Last night, The Drum aired another biased segment defending itself against The ABC’s alleged bias on the immigration issue, which again featured several commentators all arguing that mass immigration makes Australians unambiguously richer, while blaming concerns about infrastructure and housing in our major cities on poor planning rather than the 80,000 to 100,00 people that have been stuffed into Sydney and Melbourne each year over the past decade (and projected to do so for decades to come).
The best spin came from Alan Kirkland from Choice who argued the following:
“Maybe one of the reasons why The ABC and other media outlets have not covered this today is because it’s not a really well-founded argument. If you look at migration, predominantly people that arrive here are better educated than the rest of us, kids do better at school, and generally of workforce age, so they have this impact of giving us more people in the workforce, which delays the impact of an ageing population.

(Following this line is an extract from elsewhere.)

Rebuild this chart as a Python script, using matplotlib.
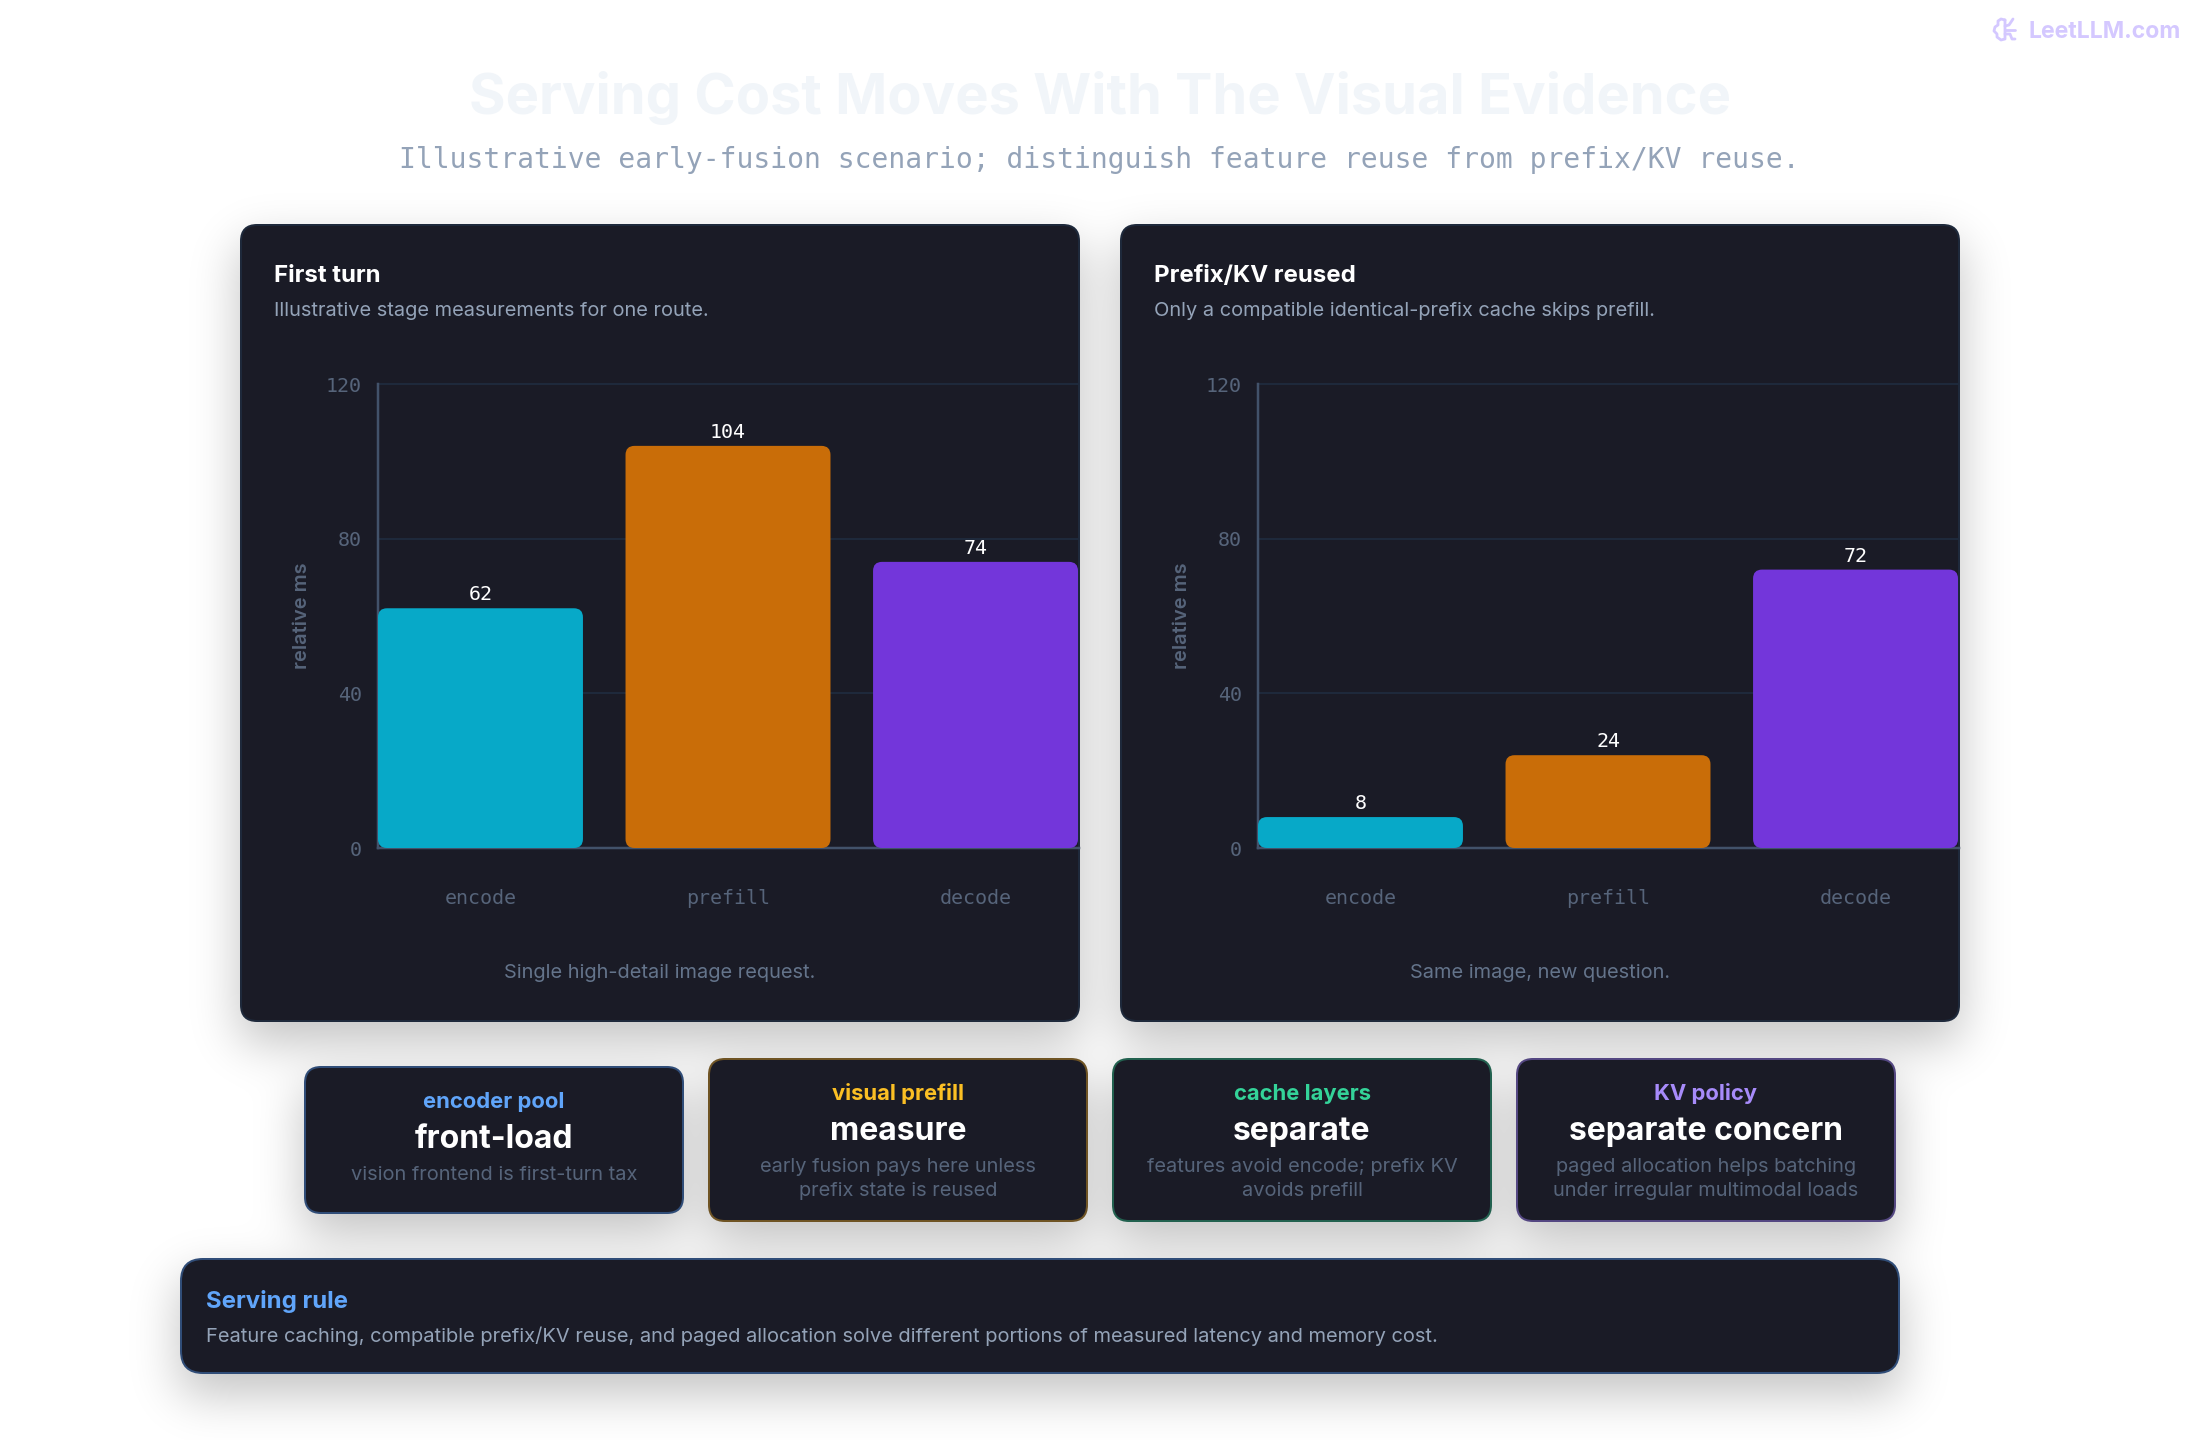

So, we’re getting a lot out of migration at the moment. It’s geared predominantly towards delivering what employers need – and that’s what fuels the economy – and that’s been one of the most consistent forces driving the economic growth in Australia decade upon decade. So, I don’t think it’s a really strong argument. Maybe that’s why it hasn’t been a story in the ABC angle”…
The missing piece has been the population has grown and that has fueled economic growth. But we’ve really dropped the ball on infrastructure. And on housing, in particular. So, people are really feeling real pressure. That’s why we’ve got an issue with housing affordability – that’s one of the key factors. We haven’t really dealt with infrastructure needs… So there is, in fact value in calling-out this debate. But I think we are actually focusing on the wrong solution. Cutting immigration won’t do it. We just need to plan better for the impacts of immigration on demand for services”.
All of these failed arguments have been debunked many times on this site.
The notion that Australia should just build more infrastructure to support mass immigration has been debunked here.
The claim that mass immigration has “been one of the most consistent forces driving the economic growth in Australia decade upon decade” is true in an aggregate sense (more inputs in people equals more outputs in GDP). However, Australia’s GDP per capita growth has fallen precipitously as the migrant intake was ramped-up in the early-2000s (despite epic mining and housing booms):
The key threshold issue that needs to be assessed when discussing immigration is whether the current settings are making incumbent residents better-off? Don’t just take my word for it – the Productivity Commission (PC) explicitly noted the same in its recent Migration Intake into Australia report:
The Australian Government should… specify that the primary objective of immigration and the Government’s population policy is to maximise the economic, social and environmental wellbeing of the Australian community (existing Australian citizens and permanent residents) and their future offspring.
Unfortunately, the evidence does not support the notion that current mass immigration settings are making incumbent residents better-off. The evidence appears to be to the contrary.
In 2006, the PC completed a major study on the Economic Impacts of Migration and Population Growth, which modeled the impact of a 50% increase in the level of skilled migration over the 20 years to 2024-25 and found that “the incomes of existing resident workers grow more slowly than would otherwise be the case”.
The PC’s latest report, while it didn’t model distributional impacts from immigration, did find that real wages under existing mass immigration settings would be lower than would exist under zero net overseas migration (NOM):
Compared to the business-as-usual case, labour productivity is projected to be higher under the hypothetical zero NOM case — by around 2 per cent by 2060 (figure 10.5, panel b). The higher labour productivity is reflected in higher real wage receipts by the workforce in the zero NOM case.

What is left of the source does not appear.